■ Entries with chart source code
================================
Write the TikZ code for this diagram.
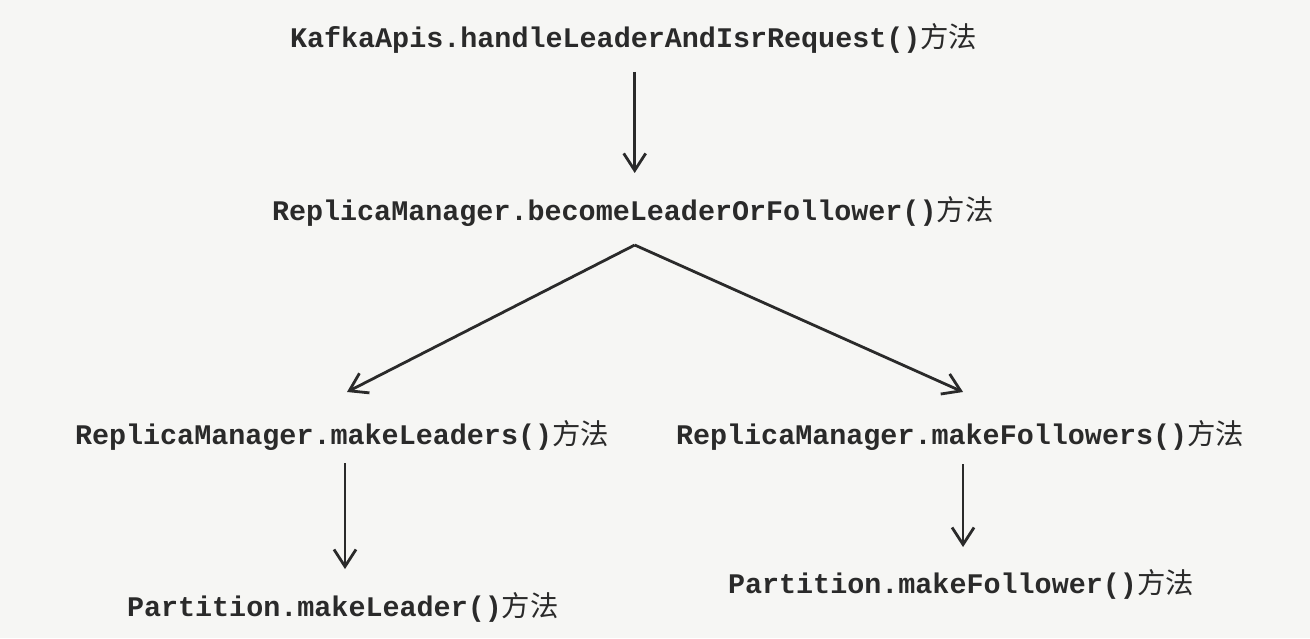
\documentclass[tikz,border=0pt]{standalone}
\usepackage{fontspec}
\setmonofont{Liberation Mono}
\newfontfamily\cjk{Noto Sans CJK SC}
\usetikzlibrary{arrows.meta,calc}
\definecolor{ink}{HTML}{2A2A2A}
\definecolor{paper}{HTML}{F6F6F4}
\tikzset{
  lbl/.style={anchor=west, inner sep=0pt, outer sep=0pt, text=ink,
    font=\fontsize{14.2pt}{16pt}\selectfont\ttfamily\bfseries},
  arr/.style={draw=ink, line width=1.4pt,
    -{Straight Barb[length=8.5pt,width=11pt,line width=1.4pt]}},
}
\begin{document}
\begin{tikzpicture}[x=0.5pt,y=-0.5pt]
\fill[paper] (0,0) rectangle (1310,638);
\useasboundingbox (0,0) rectangle (1310,638);
\node[lbl] (top) at (290,38) {KafkaApis.handleLeaderAndIsrRequest(){\cjk\mdseries 方法}};
\node[lbl] (mid) at (272,211) {ReplicaManager.becomeLeaderOrFollower(){\cjk\mdseries 方法}};
\node[lbl] (ml) at (75,435) {ReplicaManager.makeLeaders(){\cjk\mdseries 方法}};
\node[lbl] (mr) at (676,435) {ReplicaManager.makeFollowers(){\cjk\mdseries 方法}};
\node[lbl] (bl) at (127,607) {Partition.makeLeader(){\cjk\mdseries 方法}};
\node[lbl] (br) at (728,584) {Partition.makeFollower(){\cjk\mdseries 方法}};
\coordinate (apex) at ($(mid.south)+(2,19)$);
\coordinate (t0) at ($(top.south)+(1,19)$);
\coordinate (m0) at ($(mid.north)+(0,-23)$);
\coordinate (l0) at ($(ml.south)+(3,13)$);
\coordinate (l1) at ($(bl.north)+(0,-23)$);
\coordinate (r0) at ($(mr.south)+(3,14)$);
\coordinate (r1) at ($(br.north)+(0,-22)$);
\draw[arr] (t0) -- (t0 |- m0);
\draw[arr] (apex) -- ($(ml.north)+(5,-28)$);
\draw[arr] (apex) -- ($(mr.north)+(3,-28)$);
\draw[arr] (l0) -- (l0 |- l1);
\draw[arr] (r0) -- (r0 |- r1);
\end{tikzpicture}
\end{document}
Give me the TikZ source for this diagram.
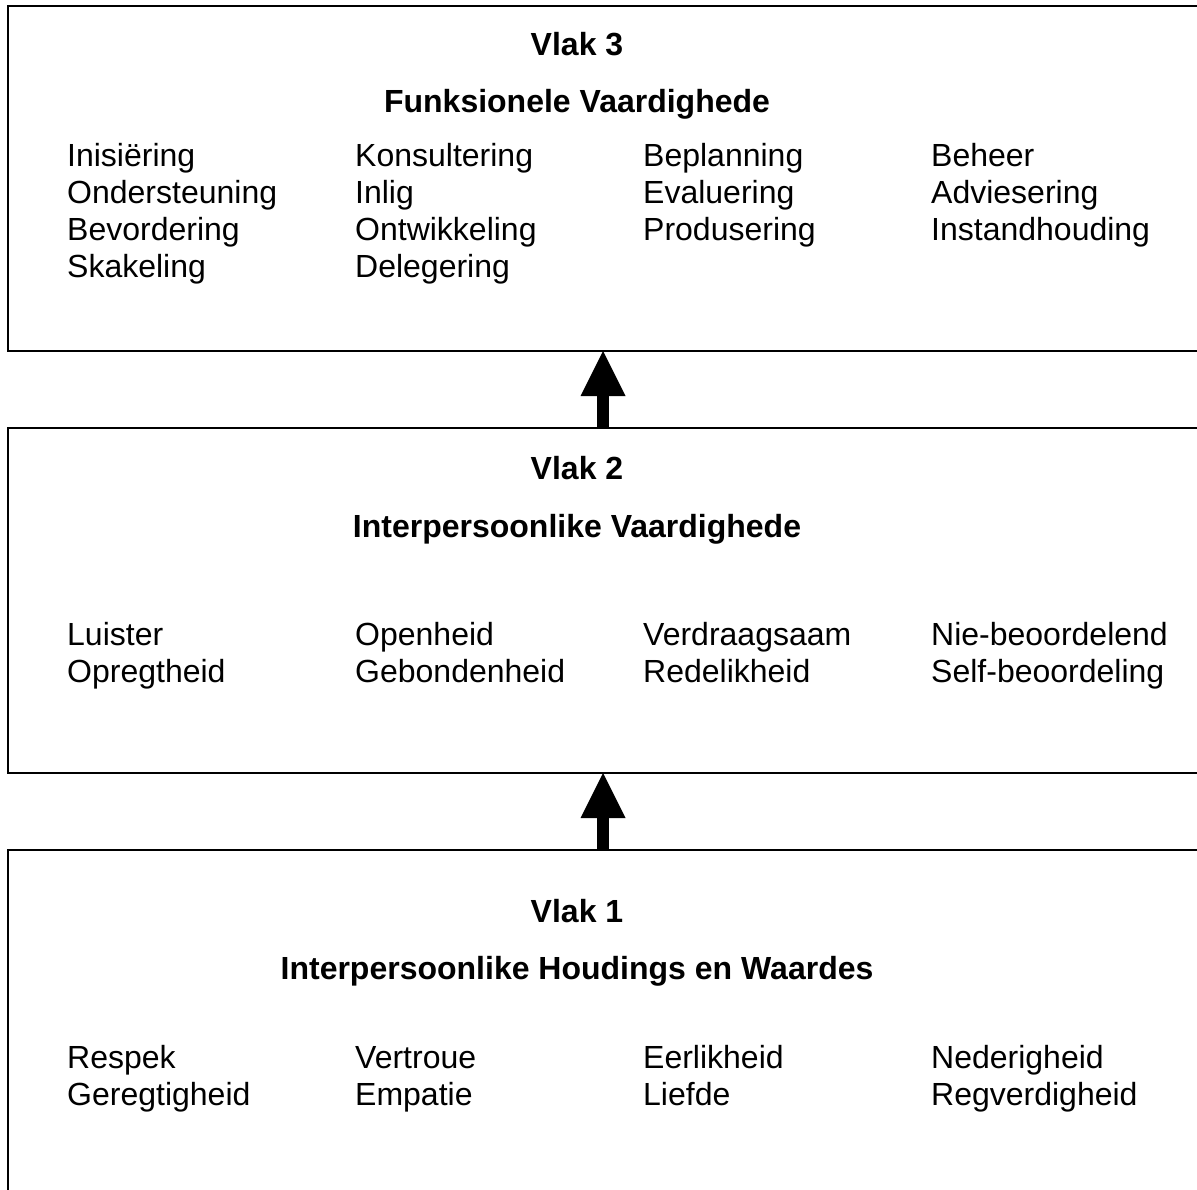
================================
Transcribe the listing in full and omit the pictures.

Write the TikZ code for this diagram.
\documentclass[tikz,border=0pt]{standalone}
\usepackage{fontspec}
\setmonofont{Liberation Mono}
\newfontfamily\cjk{Noto Sans CJK SC}
\usetikzlibrary{arrows.meta,calc}
\definecolor{ink}{HTML}{2A2A2A}
\definecolor{paper}{HTML}{F6F6F4}
\tikzset{
  lbl/.style={anchor=west, inner sep=0pt, outer sep=0pt, text=ink,
    font=\fontsize{14.2pt}{16pt}\selectfont\ttfamily\bfseries},
  arr/.style={draw=ink, line width=1.4pt,
    -{Straight Barb[length=8.5pt,width=11pt,line width=1.4pt]}},
}
\begin{document}
\begin{tikzpicture}[x=0.5pt,y=-0.5pt]
\fill[paper] (0,0) rectangle (1310,638);
\useasboundingbox (0,0) rectangle (1310,638);
\node[lbl] (top) at (290,38) {KafkaApis.handleLeaderAndIsrRequest(){\cjk\mdseries 方法}};
\node[lbl] (mid) at (272,211) {ReplicaManager.becomeLeaderOrFollower(){\cjk\mdseries 方法}};
\node[lbl] (ml) at (75,435) {ReplicaManager.makeLeaders(){\cjk\mdseries 方法}};
\node[lbl] (mr) at (676,435) {ReplicaManager.makeFollowers(){\cjk\mdseries 方法}};
\node[lbl] (bl) at (127,607) {Partition.makeLeader(){\cjk\mdseries 方法}};
\node[lbl] (br) at (728,584) {Partition.makeFollower(){\cjk\mdseries 方法}};
\coordinate (apex) at ($(mid.south)+(2,19)$);
\coordinate (t0) at ($(top.south)+(1,19)$);
\coordinate (m0) at ($(mid.north)+(0,-23)$);
\coordinate (l0) at ($(ml.south)+(3,13)$);
\coordinate (l1) at ($(bl.north)+(0,-23)$);
\coordinate (r0) at ($(mr.south)+(3,14)$);
\coordinate (r1) at ($(br.north)+(0,-22)$);
\draw[arr] (t0) -- (t0 |- m0);
\draw[arr] (apex) -- ($(ml.north)+(5,-28)$);
\draw[arr] (apex) -- ($(mr.north)+(3,-28)$);
\draw[arr] (l0) -- (l0 |- l1);
\draw[arr] (r0) -- (r0 |- r1);
\end{tikzpicture}
\end{document}
Give me the TikZ source for this diagram.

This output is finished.